Kindle download limits are the publisher’s prerogative?

Dan Cohen posts a well-documented proof that Amazon limits the number of downloads of Kindle titles on some, but not all, books in the Kindle store. He found this after attempting to load a reference book on several devices before the weekend, at which time he was told that the publisher, not Amazon, had set a limit on the number of downloads.

This sounds plausible, because Amazon is particularly sensitive about its relationships with publishers. Yet it is a grave mistake by Amazon, because the one feature of the e-book buying experience they should be enforcing is ongoing availability. Once purchased, a book should be accessible to the buyer for download forever, which is the advertised offer (“Automatic Library Backup: Download Your Books Anytime for Free”), otherwise the e-book becomes less reliable than a paper book and its primary value, its re-usability, is defeated. For example, my family has three Kindles, and if I wanted to share a book with all those Kindles, a book I’ve paid for, but the publisher thinks I should only be able to download the book twice, that’s an inconvenience I would not have with one of the thousands of paper books around the house. Hence, paper becomes the more attractive and flexible option and Amazon has shot itself in the foot by catering to the publisher’s wims on copy limits.

Because Amazon factors in the cost of delivery via its Whispernet service, there should be no limit on downloading imposed by publishers, since those fees are not passed along to them. Amazon, as the distributor and the seller of the Kindle reader, is taking on the cost of providing ongoing access. This form of curation, as I wrote at ZD Net a couple months back, is essential to growth of e-book adoption. Customers do not want to have to repurchase books for different devices, nor to keep up with changes in e-book formats.

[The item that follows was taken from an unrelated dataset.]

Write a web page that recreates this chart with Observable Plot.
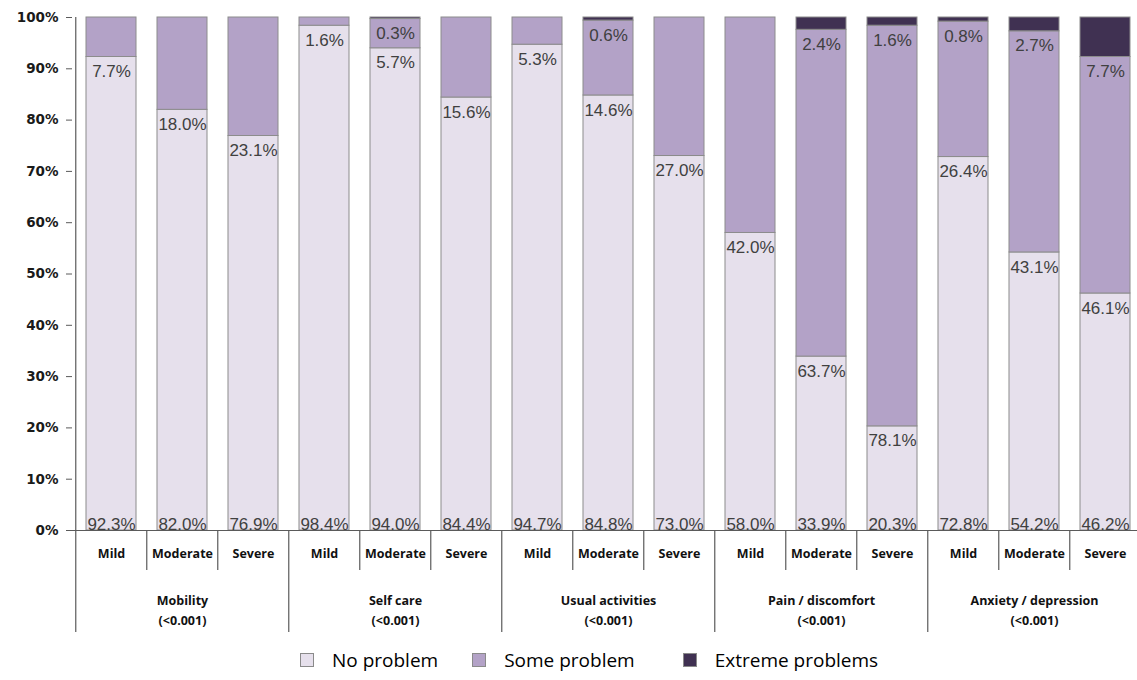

A bookseller needs to provide ongoing access to the book, including upgrades to formats needed to support new devices, just as the music industry has had to do when offering downloadable music—it is common for a music rights holder to pay $1 million or more to convert a library into a new format it wants to sell. Only Apple has managed to get away with fees for upgrading music to its DRM-free iTunes-Plus format, but those fees are the least popular decision Apple has made in recent memory, one it ultimately had to change from a bulk upgrade-only model to one that allows customers to choose individual tracks and albums to upgrade.

As Dan Cohen writes, the problem becomes one of a seller obviously misleading the buyer if the terms, including the number of downloads one is purchasing, is not explicitly described with the pricing. It cannot be buried in fine print, because it makes every purchase potentially unreliable, eroding customers’ confidence in the books and the company from which they are buying.

I’ve queried Amazon PR about this but received no response. Will post an update when I hear from them or one of my Amazon contacts.